The strategic insight: hire when you can support the role with management attention and retention investment. The in-house savings only materialize if the hire stays 18+ months. If your team can\'t onboard, manage, or retain mid-level marketing talent, agency is safer despite the cost premium. Most successful operators run a hybrid model — in-house senior strategist managing 1-2 agency relationships for execution depth — once revenue exceeds $5M annually.
Pair with the Cash Flow Runway calculator (validate hiring against runway), Profit Reinvestment Modeler (where the savings get redeployed), Q4 Planning Readiness (seasonal staffing decisions), and Tech Stack Audit calculator (tools that scale headcount efficiency). Most successful hires happen at the $8-15K agency-spend tier per discipline — below that, agency is cheaper; above $15K, in-house almost always wins.

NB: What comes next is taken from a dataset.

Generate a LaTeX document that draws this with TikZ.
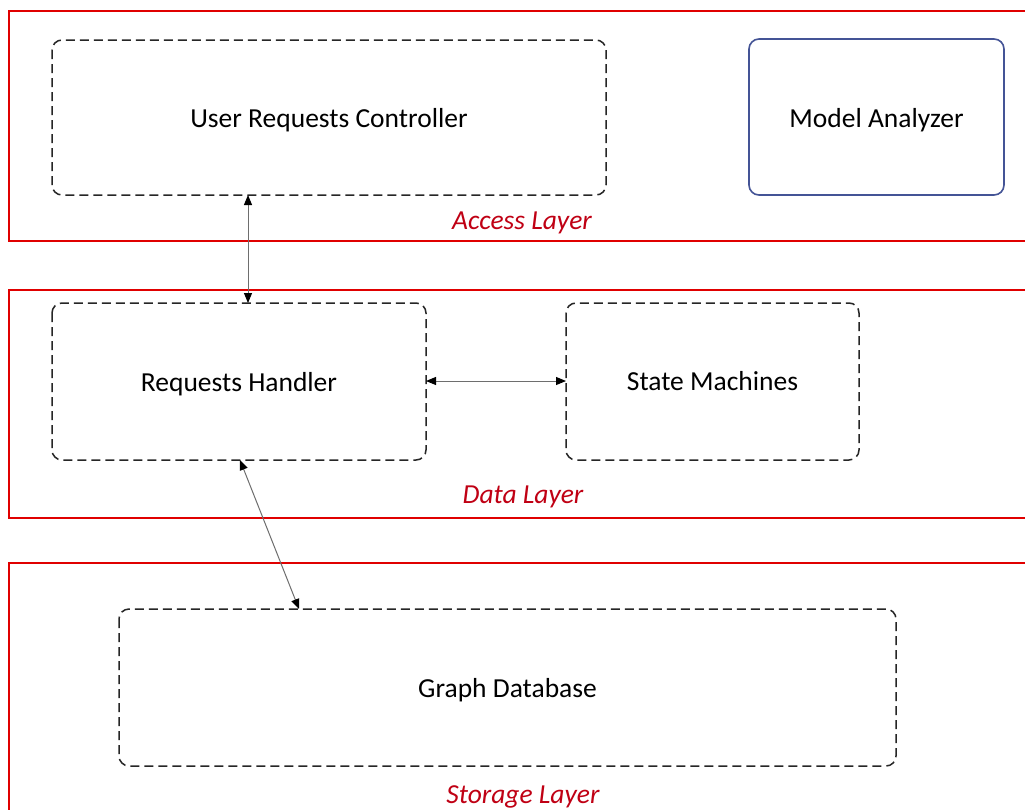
\documentclass[tikz,border=0pt]{standalone}
\usepackage{fontspec}
\setmainfont{Carlito}
\usetikzlibrary{arrows.meta}
\definecolor{layerred}{RGB}{224,0,0}
\definecolor{labelred}{RGB}{192,0,20}
\definecolor{mablue}{RGB}{68,84,150}
\definecolor{arrgray}{RGB}{110,110,110}
\begin{document}
\begin{tikzpicture}[x=1pt,y=-1pt,
  layer/.style={draw=layerred,line width=2pt},
  dbox/.style={draw=black!85,dash pattern=on 9pt off 5pt,line width=1.5pt,rounded corners=10pt},
  sbox/.style={draw=mablue,line width=1.6pt,rounded corners=10pt},
  boxtext/.style={font=\fontsize{27.5}{32}\selectfont},
  laytext/.style={font=\fontsize{27.5}{32}\selectfont\itshape,text=labelred},
  conn/.style={draw=arrgray,line width=1pt,{Triangle[length=10pt,width=8pt,color=black]}-{Triangle[length=10pt,width=8pt,color=black]}}]
\useasboundingbox (0,0) rectangle (1025,809);
\fill[white] (0,0) rectangle (1025,809);
% layers
\draw[layer] (1030,11) -- (9,11) -- (9,241) -- (1030,241);
\draw[layer] (1030,290) -- (9,290) -- (9,518) -- (1030,518);
\draw[layer] (1030,563) -- (9,563) -- (9,815);
\node[laytext] (lacc) at (522,223) {Access Layer};
\node[laytext] (ldata) at (523,497) {Data Layer};
\node[laytext] (lstor) at (523,797) {Storage Layer};
% boxes
\draw[dbox] (52,40) rectangle (606,195);
\node[boxtext] (urc) at (329,120) {User Requests Controller};
\coordinate (urcS) at (248,195);
\draw[sbox] (749,39) rectangle (1004,195);
\node[boxtext] (ma) at (876.5,120) {Model Analyzer};
\draw[dbox] (52,303) rectangle (426,460);
\node[boxtext] (rh) at (239,384) {Requests Handler};
\coordinate (rhN) at (248,303);
\coordinate (rhE) at (426,381);
\coordinate (rhS) at (240,460);
\draw[dbox] (566,303) rectangle (859,460);
\node[boxtext] (sm) at (712.5,381.5) {State Machines};
\coordinate (smW) at (566,381);
\draw[dbox] (119,609) rectangle (896,766);
\node[boxtext] (gd) at (507.5,690) {Graph Database};
\coordinate (gdN) at (299,609);
% connectors
\draw[conn] (urcS) -- (rhN);
\draw[conn] (rhE) -- (smW);
\draw[conn] (rhS) -- (gdN);
\end{tikzpicture}
\end{document}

Frequently asked questions
When is in-house cheaper than agency?
Once you're paying $8-12K/month for agency services in a single discipline (paid social, email, SEO). At that retainer level, hiring a mid-level specialist ($75-110K fully loaded) typically beats agency on cost while gaining tighter integration. Below $8K/month agency, the in-house overhead exceeds savings.
What's the fully-loaded cost of a hire?
Salary × 1.30-1.40 typical. So $80K base salary = $104-112K fully loaded (taxes, benefits, equipment, software seats, recruiting cost amortized). Plus $5-15K of ramp cost (lower productivity in first 60-90 days while learning).
Agency vs hybrid — what's the right answer?
Hybrid often wins. Hire a senior strategist in-house ($90-150K) who manages strategy + 1-2 agency relationships for execution depth. Get the strategic ownership of in-house plus the breadth of agency experience. Pure-agency: lacks ownership. Pure-in-house: lacks breadth at smaller team sizes.
How long does the hire pay off?
Break-even versus equivalent agency typically lands at month 4-8. Months 1-3 are net negative (ramp). Months 4-12 the hire usually outperforms the agency on cost-per-output. Year 2+, the hire is meaningfully cheaper if retention works. The wildcard: turnover. If the hire leaves at month 14, you essentially paid agency rates anyway.
When should I never hire in-house?
For specialized one-time projects (website redesign, brand identity), niche skills you don't need 40 hours/week of (legal, complex SEO audits), or markets you're testing without commitment. Anything you'll do for under 6 months should be agency or contractor, not hire.